Mann and Ornstein are on very solid ground then in their assertion that we are in uniquely partisan times. There is considerably more disagreement about whether that blame should lie at the doorstep of the GOP, however.

“Both caucuses have moved to the polar caps as more one-party districts are created and members’ reelections are dependent on primaries and not the general elections,” said Tom Davis, a well known moderate and former Virginia Republican House Member. “The political coalitions have evolved into a parliamentary system, which doesn’t work in a checks and balances framework.”

Let’s take Davis’ perspective and play devil’s advocate to the points Mann and Ornstein use to make their “blame Republicans” argument.

Mann and Ornstein cite comments made by former Nebraska Republican Sen. Chuck Hagel, who called his party “irresponsible”, as evidence that the GOP has moved away from its once-inclusive nature.

But, for every Chuck Hagel there’s a Joe Lieberman who fell so far out of favor with the Democratic party over his stance on the war in Iraq that he was defeated in party primary, became an independent, won that race and then went on to speak at the Republican National Convention in 2008. (Yes, it is beyond odd that all of that happened in the last six years.)

Mann and Ornstein also cite the fact that moderate statesmen in the GOP are virtually non-existent these days with the departures of the likes of former Missouri Sen. John Danforth and former Illinois Rep. Bob Michel. (They could have, but didn’t, include the retiring Olympia Snowe of Maine in that construct too.)

But, a look at the recent departures from the Senate Democratic ranks suggests their number of moderates is also very much on the decline. Already in 2012, Sens. Ben Nelson (Neb.), Jim Webb (Va.) and Kent Conrad (N.D.) have called it quits. Add to that the likes of Sens. Evan Bayh (Ind.), Byron Dorgan (N.D.), Arlen Specter (Pa.) and Blanche Lincoln (Ark.) all of whom left in 2010, and its clear that the centrist Democratic ranks have taken a major hit over the last four years too.

There is a least some reason then to look slightly askance at the anecdotal evidence cited by Mann and Ornstein to prove their point. And yet Davis’ point that both parties have moved to their respective partisan poles doesn’t necessarily run counter to the idea that Republican pole is further to the right than Democrats is to the left.

Mann and Ornstein seem to lay the further, faster movement to the right on the Republican leadership. But, what if it’s the other way around? What if the Republican rank and files have grown more and more conservative over the past few decades, a progression that has forced its leaders to move to the right in order to, well, remain leaders?

Look to the debt ceiling negotiations. There was clearly a desire on behalf of Speaker John Boehner to craft a grand bargain with President Obama. What was lacking was the will from the House GOP conference to sign on. And where did that collective lack of will come from? From the fact that when talking to their constituents at home, Republican members grasped the fact that a compromise was not what the people who elected them wanted. At all.

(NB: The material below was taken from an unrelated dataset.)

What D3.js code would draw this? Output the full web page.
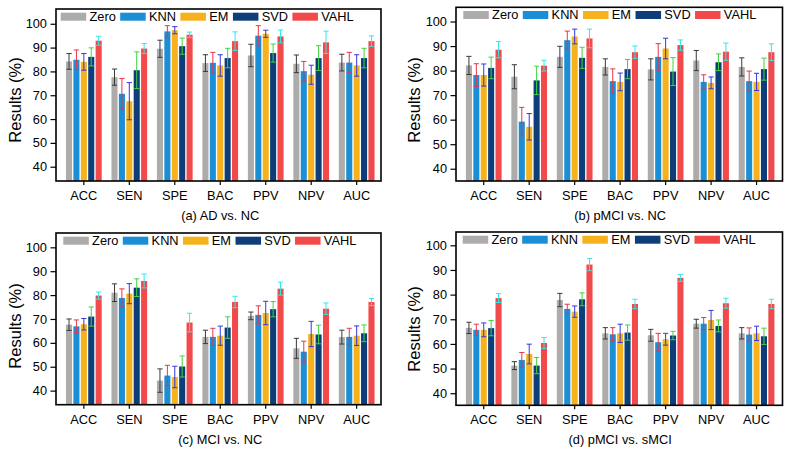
<!DOCTYPE html>
<html><head><meta charset="utf-8">
<script src="https://cdn.jsdelivr.net/npm/d3@7"></script>
<style>body{margin:0;background:#fff}svg{display:block}text{font-family:"Liberation Sans",Arial,sans-serif}</style>
</head><body><svg id="c" width="794" height="456"></svg>
<script>
const categories = ["ACC","SEN","SPE","BAC","PPV","NPV","AUC"];
const series = ["Zero","KNN","EM","SVD","VAHL"];
const yTicks = [40,50,60,70,80,90,100];
const captions = ["(a) AD vs. NC","(b) pMCI vs. NC","(c) MCI vs. NC","(d) pMCI vs. sMCI"];

// means per series (rows: Zero, KNN, EM, SVD, VAHL), columns follow categories
const meansA = [
  [84.2,77.6,89.5,83.5,86.7,83.2,83.7],
  [84.9,70.6,96.8,83.6,95.0,80.1,83.7],
  [84.0,67.5,97.3,82.5,95.8,78.6,82.5],
  [86.1,80.5,90.6,85.6,87.7,85.6,85.6],
  [92.9,89.6,95.4,92.7,94.7,92.2,92.7]];
const errorsA = [
  [3.3,3.4,3.6,3.5,4.7,3.7,3.5],
  [4.1,6.4,2.4,4.4,4.2,4.1,4.3],
  [3.5,7.8,1.5,4.5,1.5,4.0,4.5],
  [3.8,7.7,3.4,4.1,3.8,5.2,4.1],
  [1.9,2.1,1.1,3.9,2.7,4.7,2.2]];
const meansB = [
  [82.1,77.5,85.6,81.5,80.5,84.1,81.5],
  [78.2,59.2,92.4,75.7,85.6,75.4,75.7],
  [78.2,57.1,93.9,75.4,89.0,75.0,75.4],
  [81.1,76.0,85.2,80.6,79.6,83.4,80.6],
  [88.5,82.0,93.1,87.5,90.4,87.7,87.5]];
const errorsB = [
  [3.7,4.9,4.3,3.3,4.3,4.1,3.7],
  [4.6,5.8,3.7,5.0,5.4,2.9,4.1],
  [4.5,5.4,3.0,3.6,4.2,2.4,3.5],
  [4.4,5.8,4.3,3.9,5.7,3.4,4.5],
  [3.3,2.2,3.8,2.5,2.1,3.5,3.4]];
const meansC = [
  [67.6,81.0,44.2,62.5,71.3,57.7,62.4],
  [66.9,78.8,46.3,62.5,71.7,56.3,62.5],
  [67.8,80.6,45.7,63.0,72.5,63.7,63.0],
  [71.0,83.1,50.1,66.4,74.1,63.5,64.0],
  [79.8,85.9,68.5,77.1,82.7,74.3,77.1]];
const errorsC = [
  [2.4,3.7,4.9,2.8,1.6,4.2,2.9],
  [2.7,3.8,4.3,3.6,3.8,4.4,3.6],
  [2.4,4.2,4.5,4.0,4.9,5.3,4.1],
  [4.0,3.7,4.4,4.5,3.2,3.9,3.5],
  [1.5,2.9,3.9,2.4,2.7,2.4,1.5]];
const meansD = [
  [66.5,51.2,77.8,64.3,63.5,68.2,64.3],
  [65.7,53.5,74.2,63.9,60.7,68.2,63.8],
  [65.7,55.9,73.1,64.3,61.9,69.7,64.3],
  [66.4,51.2,78.1,64.6,63.4,67.3,63.1],
  [78.6,60.4,92.2,76.2,86.8,76.5,76.2]];
const errorsD = [
  [2.3,1.6,2.7,2.3,2.4,1.8,2.3],
  [2.3,3.0,1.9,2.7,3.6,2.5,2.7],
  [2.8,4.0,2.3,3.7,2.4,3.9,2.9],
  [3.1,3.3,2.6,3.1,1.7,2.4,3.3],
  [1.8,2.2,2.5,1.9,1.4,2.0,1.9]];

const barColors = ["#aeacaa","#1b8fd6","#f5b21c","#0d3e79","#f2494b"];
const errColors = ["#3a3a3a","#e8344c","#3636dd","#3fd43f","#33e6ea"];

// Arial advance widths (em) used to lay out the legend
const charW = {Z:.611,e:.556,r:.333,o:.556,K:.667,N:.722,E:.667,M:.833,S:.667,V:.667,D:.722,A:.667,H:.722,L:.556};
const textW = (s, size) => s.split("").reduce((a,ch) => a + (charW[ch] || .556), 0) * size;

const panels = [
  {means:meansA, errs:errorsA, cap:captions[0], fx0:56, fx1:381, fy0:9, fy1:181, bx0:61.1, bx1:379.4, dom:[34,106.2], lx:60.7, ylx:16, yly:100},
  {means:meansB, errs:errorsB, cap:captions[1], fx0:456, fx1:782.5, fy0:7.3, fy1:181, bx0:461, bx1:779.3, dom:[35,105.8], lx:463.3, ylx:415, yly:100},
  {means:meansC, errs:errorsC, cap:captions[2], fx0:56, fx1:381, fy0:233, fy1:404.7, bx0:61.1, bx1:379.4, dom:[34.1,106], lx:63.3, ylx:16, yly:326},
  {means:meansD, errs:errorsD, cap:captions[3], fx0:456, fx1:782.5, fy0:232, fy1:405.3, bx0:461, bx1:779.3, dom:[35.1,105.4], lx:462.7, ylx:415, yly:329}
];

const svg = d3.select("#c");
const FS = 12.8;

panels.forEach(p => {
  const g = svg.append("g");
  const x = d3.scaleBand().domain(categories).range([p.bx0, p.bx1]).padding(0);
  const xs = d3.scaleBand().domain(series).range([-17.85, 17.85]).paddingInner(0.18).paddingOuter(0);
  const y = d3.scaleLinear().domain(p.dom).range([p.fy1, p.fy0]);

  // bars
  series.forEach((s, si) => {
    const cx = c => x(c) + x.bandwidth()/2 + xs(s);
    g.append("g").selectAll("rect").data(categories).join("rect")
      .attr("x", c => cx(c)).attr("width", xs.bandwidth())
      .attr("y", (c,i) => y(p.means[si][i]))
      .attr("height", (c,i) => y(p.dom[0]) - y(p.means[si][i]))
      .attr("fill", barColors[si]);
  });
  // error bars
  series.forEach((s, si) => {
    const mid = c => x(c) + x.bandwidth()/2 + xs(s) + xs.bandwidth()/2;
    const eg = g.append("g").attr("stroke", errColors[si]).attr("stroke-width", 1).attr("fill","none");
    categories.forEach((c, i) => {
      const m = p.means[si][i], e = p.errs[si][i];
      const xm = mid(c), hw = 2.6;
      eg.append("line").attr("x1", xm).attr("x2", xm).attr("y1", y(m+e)).attr("y2", y(m-e));
      eg.append("line").attr("x1", xm-hw).attr("x2", xm+hw).attr("y1", y(m+e)).attr("y2", y(m+e));
      eg.append("line").attr("x1", xm-hw).attr("x2", xm+hw).attr("y1", y(m-e)).attr("y2", y(m-e));
    });
  });

  // frame
  g.append("rect").attr("x", p.fx0).attr("y", p.fy0).attr("width", p.fx1-p.fx0).attr("height", p.fy1-p.fy0)
    .attr("fill","none").attr("stroke","#000").attr("stroke-width",1.6);

  // y axis
  const ya = g.append("g").attr("transform", `translate(${p.fx0},0)`)
    .call(d3.axisLeft(y).tickValues(yTicks).tickSize(5.5).tickPadding(3.5));
  ya.select(".domain").remove();
  ya.selectAll("line").attr("stroke","#000").attr("stroke-width",1.2);
  ya.selectAll("text").attr("font-size", FS + "px").attr("fill","#000").attr("font-family","Liberation Sans, Arial, sans-serif");

  // x axis
  const xa = g.append("g").attr("transform", `translate(0,${p.fy1})`)
    .call(d3.axisBottom(x).tickSize(4).tickPadding(6));
  xa.select(".domain").remove();
  xa.selectAll("line").attr("stroke","#000").attr("stroke-width",1.2);
  xa.selectAll("text").attr("font-size", FS + "px").attr("fill","#000").attr("font-family","Liberation Sans, Arial, sans-serif");

  // y label
  g.append("text").attr("transform", `translate(${p.ylx + 5},${p.yly}) rotate(-90)`)
    .attr("text-anchor","middle").attr("font-size","16.5px").attr("fill","#000").text("Results (%)");

  // caption
  g.append("text").attr("x", (p.bx0+p.bx1)/2).attr("y", p.fy1 + 39)
    .attr("text-anchor","middle").attr("font-size", FS + "px").attr("fill","#000").text(p.cap);

  // legend
  let lx = p.lx;
  const ly = p.fy0 + 3.7;
  series.forEach((s, si) => {
    g.append("rect").attr("x", lx).attr("y", ly).attr("width", 25.5).attr("height", 8).attr("fill", barColors[si]);
    g.append("text").attr("x", lx + 28.8).attr("y", ly + 8.4).attr("font-size", FS + "px").attr("fill","#000").text(s);
    lx += 28.8 + textW(s, 12.5) + 5;
  });
});
</script></body></html>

Yes, you can make the case that elected office is about leading not following, that the best politicians are those who can convince a wary public to follow them down a course that not everyone agrees is the right one.

The truth of the matter though is that most House Members — Republicans and Democrats — are not (nor do they aspire to be) inspirational leaders. What they want to do is not lead the country but simply keep their job. And, in a representative democracy, the best way to keep your job is to, well, represent the people who sent you to Washington.

That those people are increasingly uninterested in compromise speaks less to the quality of their representation in Washington than to the fact that deal-making has become a bad word in our (political) culture.

None of the above is to take away from the points made by Mann and Ornstein in their thought-provoking essay (and book). Instead, it’s simply aimed at pointing out that few things in politics are as black and white as we would all like to believe they are — or at least could be.